Lisa's Spice-baked Chicken with Autumn Veges and Lentils
Photography Sarah Tuck.
Click here to read our interview with Lisa Carrington.
Serves: 4
INGREDIENTS
2 tablespoons each olive oil, maple syrup, soy sauce and apple cider vinegar
2 teaspoons each ground cumin and smoked paprika
1 teaspoon ground turmeric
½ teaspoon chilli flakes
3 cloves garlic, crushed
1 x 400-gram tin each brown lentils, drained and rinsed, and cherry tomatoes
6 chicken thighs, skin on, bone in
2 red onions, cut into quarters through the root
1 eggplant, halved lengthways and each half cut into 4 large chunks
½ medium butternut pumpkin, cut into 1½ cm-thick slices, skin on
sea salt and ground pepper
TO SERVE
Garlicky Lemon Spinach (see recipe below)
1 cup thick plain yoghurt
chilli flakes
Equipment: Large, shallow roasting tray, at least 40cm x 26cm.
METHOD
Preheat the oven to 170°C fan bake.
Combine all the ingredients down to and including the lentils and tomatoes in a large bowl.
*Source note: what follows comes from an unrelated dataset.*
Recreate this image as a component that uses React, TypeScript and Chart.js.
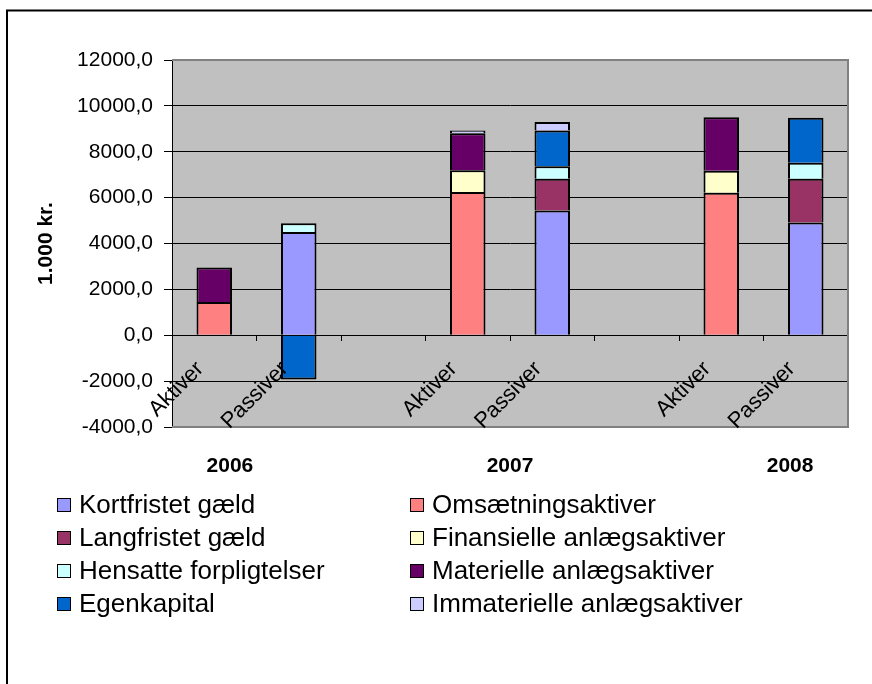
import { useEffect, useRef } from 'react';
import { Chart, registerables } from 'chart.js';

Chart.register(...registerables);

const FONT = '"Liberation Sans", Arial, sans-serif';

// Category slots: Aktiver / Passiver per year, with an empty slot between years
const CATEGORIES = ['Aktiver', 'Passiver', '', 'Aktiver', 'Passiver', '', 'Aktiver', 'Passiver'];
const YEAR_TITLE = '2006' + ' '.repeat(40) + '2007' + ' '.repeat(40) + '2008';
const Y_TITLE = '1.000 kr.';
const Y_MIN = -4000;
const Y_MAX = 12000;
const Y_STEP = 2000;

// Series values (1.000 kr.), one per category slot
const kortfristetGaeld = [null, 4500, null, null, 5440, null, null, 4920];
const omsaetningsaktiver = [1450, null, null, 6240, null, null, 6210, null];
const langfristetGaeld = [null, null, null, null, 1380, null, null, 1900];
const finansielleAnlaeg = [null, null, null, 950, null, null, 960, null];
const hensatteForpligtelser = [null, 380, null, null, 550, null, null, 700];
const materielleAnlaeg = [1500, null, null, 1620, null, null, 2330, null];
const egenkapital = [null, -1930, null, null, 1560, null, null, 1960];
const immaterielleAnlaeg = [null, null, null, 120, 370, null, null, null];

const SERIES = [
  { label: 'Kortfristet gæld', data: kortfristetGaeld, color: '#9999FF' },
  { label: 'Omsætningsaktiver', data: omsaetningsaktiver, color: '#FF8080' },
  { label: 'Langfristet gæld', data: langfristetGaeld, color: '#993366' },
  { label: 'Finansielle anlægsaktiver', data: finansielleAnlaeg, color: '#FFFFCC' },
  { label: 'Hensatte forpligtelser', data: hensatteForpligtelser, color: '#CCFFFF' },
  { label: 'Materielle anlægsaktiver', data: materielleAnlaeg, color: '#660066' },
  { label: 'Egenkapital', data: egenkapital, color: '#0066CC' },
  { label: 'Immaterielle anlægsaktiver', data: immaterielleAnlaeg, color: '#CCCCFF' },
];

const excelFrame = {
  id: 'excelFrame',
  beforeDraw(chart: any) {
    const { ctx, chartArea: a } = chart;
    ctx.save();
    ctx.fillStyle = '#C0C0C0';
    ctx.fillRect(a.left, a.top, a.right - a.left, a.bottom - a.top);
    ctx.restore();
  },
  beforeDatasetsDraw(chart: any) {
    const { ctx, chartArea: a } = chart;
    ctx.save();
    ctx.strokeStyle = '#808080';
    ctx.lineWidth = 2;
    ctx.beginPath();
    ctx.moveTo(a.left, a.top);
    ctx.lineTo(a.right, a.top);
    ctx.lineTo(a.right, a.bottom);
    ctx.lineTo(a.left, a.bottom);
    ctx.stroke();
    ctx.restore();
  },
  afterDraw(chart: any) {
    const { ctx, chartArea: a } = chart;
    ctx.save();
    // legend in two columns
    ctx.font = `26px ${FONT}`;
    ctx.textBaseline = 'middle';
    ctx.textAlign = 'left';
    chart.data.datasets.forEach((ds: any, i: number) => {
      const col = i % 2;
      const row = Math.floor(i / 2);
      const bx = 57 + col * 353;
      const cy = a.bottom + 78 + row * 33;
      ctx.fillStyle = ds.backgroundColor;
      ctx.fillRect(bx, cy - 7, 14, 14);
      ctx.strokeStyle = '#000';
      ctx.lineWidth = 1;
      ctx.strokeRect(bx + 0.5, cy - 6.5, 13, 13);
      ctx.fillStyle = '#000';
      ctx.fillText(ds.label, bx + 22, cy + 1);
    });
    // outer chart border
    ctx.strokeStyle = '#000';
    ctx.lineWidth = 2;
    ctx.beginPath();
    ctx.moveTo(7, chart.height + 10);
    ctx.lineTo(7, 10.5);
    ctx.lineTo(chart.width + 10, 10.5);
    ctx.stroke();
    ctx.restore();
  },
};

export default function App() {
  const ref = useRef<HTMLCanvasElement>(null);

  useEffect(() => {
    const canvas = ref.current;
    if (!canvas) return;
    const chart = new Chart(canvas, {
      type: 'bar',
      data: {
        labels: CATEGORIES,
        datasets: SERIES.map((s) => ({
          label: s.label,
          data: s.data as any,
          backgroundColor: s.color,
          borderColor: '#000',
          borderWidth: 2,
          barPercentage: 0.42,
          categoryPercentage: 1,
          xAxisID: 'x',
          yAxisID: 'y',
        })),
      },
      options: {
        responsive: false,
        devicePixelRatio: 1,
        animation: false,
        layout: { padding: { left: 12, top: 60, right: 24, bottom: 205 } },
        plugins: {
          legend: { display: false },
          tooltip: { enabled: false },
          title: { display: false },
        },
        scales: {
          x: {
            type: 'category',
            position: { y: 0 } as any,
            stacked: true,
            offset: true,
            grid: {
              offset: true,
              drawOnChartArea: false,
              drawTicks: true,
              tickLength: 5,
              color: '#000',
            },
            border: { display: true, color: '#000', width: 1 },
            ticks: {
              autoSkip: false,
              minRotation: 45,
              maxRotation: 45,
              labelOffset: -14,
              padding: 16,
              color: '#000',
              font: { family: FONT, size: 22 },
              z: 1,
            },
          },
          x2: {
            type: 'category',
            position: 'bottom',
            grid: { display: false, drawTicks: false },
            border: { display: false },
            ticks: { display: false },
            title: {
              display: true,
              text: YEAR_TITLE,
              color: '#000',
              font: { family: FONT, size: 21, weight: 'bold' },
              padding: 0,
            },
            afterFit: (s: any) => {
              s.height = 52;
            },
          },
          y: {
            type: 'linear',
            stacked: true,
            min: Y_MIN,
            max: Y_MAX,
            grid: {
              color: (c: any) =>
                c.tick && (c.tick.value === Y_MAX || c.tick.value === Y_MIN) ? 'rgba(0,0,0,0)' : '#000',
              tickColor: '#000',
              lineWidth: 1,
              drawTicks: true,
              tickLength: 8,
            },
            border: { display: true, color: '#000', width: 1 },
            ticks: {
              stepSize: Y_STEP,
              padding: 11,
              color: '#000',
              font: { family: FONT, size: 21 },
              callback: (v: any) => Number(v).toFixed(1).replace('.', ','),
            },
            title: {
              display: true,
              text: Y_TITLE,
              color: '#000',
              font: { family: FONT, size: 21, weight: 'bold' },
              padding: { top: 22, bottom: 0 },
            },
            afterFit: (s: any) => {
              s.width = 160;
            },
          },
        },
      } as any,
      plugins: [excelFrame],
    });
    return () => chart.destroy();
  }, []);

  return (
    <div style={{ position: 'absolute', left: 0, top: 0, width: 872, height: 684 }}>
      <canvas ref={ref} width={872} height={684} style={{ display: 'block', width: 872, height: 684 }} />
    </div>
  );
}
Add the chicken and vegetables and turn to coat well. Tip onto the tray and spread into a single layer. Season and bake for 30 minutes. Turn the vegetables over and baste the chicken. Cook for a further 15-20 minutes, or until the chicken is fully cooked. Top with the spinach, a dollop of yoghurt and sprinkle of chilli flakes.
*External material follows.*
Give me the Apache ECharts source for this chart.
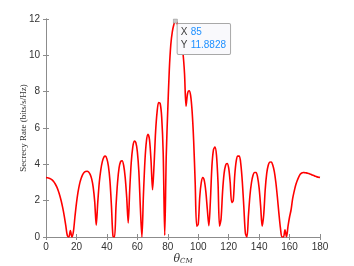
<!DOCTYPE html>
<html><head><meta charset="utf-8">
<script src="https://cdn.jsdelivr.net/npm/echarts@6/dist/echarts.min.js"></script>
<style>html,body{margin:0;padding:0;background:#fff}#c{width:354px;height:266px}</style>
</head><body><div id="c"></div>
<script>
// angle θ_CM in degrees, 0..180 step 1
const angles = [];
for (let i = 0; i <= 180; i++) angles.push(i);
// secrecy rate values (bits/s/Hz)
const rate = [
3.27,3.26,3.24,3.2,3.14,3.05,2.93,2.77,2.56,2.3,
1.98,1.6,1.15,0.62,0.08,0,0.35,0,0.3,1.1,
1.85,2.45,2.9,3.2,3.42,3.55,3.61,3.62,3.58,3.45,
3.2,2.75,1.95,0.65,1.9,3.0,3.7,4.15,4.4,4.45,
4.3,3.9,3.1,1.7,0.05,0,1.7,3.0,3.8,4.15,
4.2,3.95,3.3,2.2,0.78,2.6,4.1,4.95,5.28,5.2,
4.7,3.6,1.6,0,2.3,4.2,5.3,5.66,5.35,4.2,
2.6,4.0,5.8,6.9,7.4,7.35,6.6,4.6,0.1,4.5,
7.0,9.2,10.6,11.3,11.7,11.8828,11.8,11.5,11.1,10.6,
10.1,9.0,7.2,7.9,8.05,7.8,6.9,5.3,3.0,0.6,
0.7,2.2,3.0,3.27,3.1,2.5,1.5,0.62,2.0,3.9,
4.8,4.95,4.5,3.0,0.6,1.0,2.5,3.5,3.95,4.05,
3.8,3.0,1.9,2.0,3.4,4.2,4.45,4.45,4.0,3.0,
1.6,0.2,0,1.2,2.3,3.0,3.4,3.55,3.55,3.3,
2.7,1.7,0.6,1.2,2.6,3.5,3.95,4.12,4.13,3.95,
3.6,3.0,2.2,1.3,0.5,0,0,0.4,0,0.6,
1.1,1.5,2.1,2.5,2.85,3.1,3.3,3.45,3.52,3.55,
3.54,3.53,3.51,3.48,3.45,3.41,3.38,3.34,3.31,3.29,
3.27
];
const xTicks = [0,20,40,60,80,100,120,140,160,180];
const yTicks = [0,2,4,6,8,10,12];
const tipIndex = 85;

const axisCol = '#8c8c8c';
const txtCol = '#333';
const chart = echarts.init(document.getElementById('c'), null, {renderer:'canvas'});
const data = angles.map((a,i)=>[a, rate[i]]);
const xBase = {type:'value', min:0, max:180, interval:20,
  axisLine:{show:true, lineStyle:{color:axisCol, width:1}},
  axisTick:{show:true, inside:true, length:3, lineStyle:{color:axisCol}},
  splitLine:{show:false}};
const yBase = {type:'value', min:0, max:12, interval:2,
  axisLine:{show:true, lineStyle:{color:axisCol, width:1}},
  axisTick:{show:true, inside:true, length:3, lineStyle:{color:axisCol}},
  splitLine:{show:false}};
chart.setOption({
  animation:false,
  backgroundColor:'#fff',
  grid:{left:46, right:34, top:19, bottom:29, containLabel:false, outerBoundsMode:'none'},
  xAxis:[
    Object.assign({}, xBase, {position:'bottom',
      axisLabel:{color:txtCol, fontSize:10, fontFamily:'Liberation Sans, Arial', margin:5},
      name:'{t|θ}{s|CM}', nameLocation:'middle', nameGap:16, nameMoveOverlap:false,
      nameTextStyle:{rich:{
        t:{fontFamily:'DejaVu Serif, serif', fontStyle:'italic', fontSize:11, color:txtCol, lineHeight:12},
        s:{fontFamily:'DejaVu Serif, serif', fontStyle:'italic', fontSize:7, color:txtCol, lineHeight:12, padding:[4,0,0,0]}
      }}}),
    Object.assign({}, xBase, {position:'top', axisLabel:{show:false}})
  ],
  yAxis:[
    Object.assign({}, yBase, {position:'left',
      axisLabel:{color:txtCol, fontSize:10, fontFamily:'Liberation Sans, Arial', margin:6},
      name:'Secrecy Rate (bits/s/Hz)', nameLocation:'middle', nameGap:18, nameMoveOverlap:false,
      nameTextStyle:{fontFamily:'Liberation Serif, DejaVu Serif, serif', fontSize:9, color:txtCol}}),
    Object.assign({}, yBase, {position:'right', axisLabel:{show:false}})
  ],
  series:[{
    type:'line', data:data, showSymbol:false, smooth:0.3,
    lineStyle:{color:'#ff0000', width:1.6},
    markPoint:{
      symbol:'rect', symbolSize:4,
      itemStyle:{color:'#c8c8c8', borderColor:'#888', borderWidth:0.5},
      data:[{coord:[angles[tipIndex], rate[tipIndex]], value:rate[tipIndex]}],
      label:{show:true, position:[4.5,5], 
        formatter:()=>'{k|X} {v|'+angles[tipIndex]+'}\n{k|Y} {v|'+rate[tipIndex].toFixed(4)+'}',
        backgroundColor:'#f9f9fc', borderColor:'#a8a8a8', borderWidth:1, borderRadius:1,
        padding:[2,4,2,3],
        rich:{
          k:{color:'#404040', fontSize:10, fontFamily:'Liberation Sans, Arial', lineHeight:13},
          v:{color:'#1e90ff', fontSize:10, fontFamily:'Liberation Sans, Arial', lineHeight:13}
        }}
    }
  }]
});
</script></body></html>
GARLICKY LEMON SPINACH (GF) (V)
INGREDIENTS
2 tablespoons olive oil
2 cloves garlic, crushed
finely grated zest 1 lemon
3 tightly packed cups baby spinach leaves
1 tablespoon lemon juice
sea salt and ground pepper
METHOD
Heat the oil in a large frying pan over a medium heat. Sizzle the garlic and zest for about 30 seconds. Add the spinach and turn to lightly wilt, then add the juice. This should take under 1 minute. Tip into a bowl and season.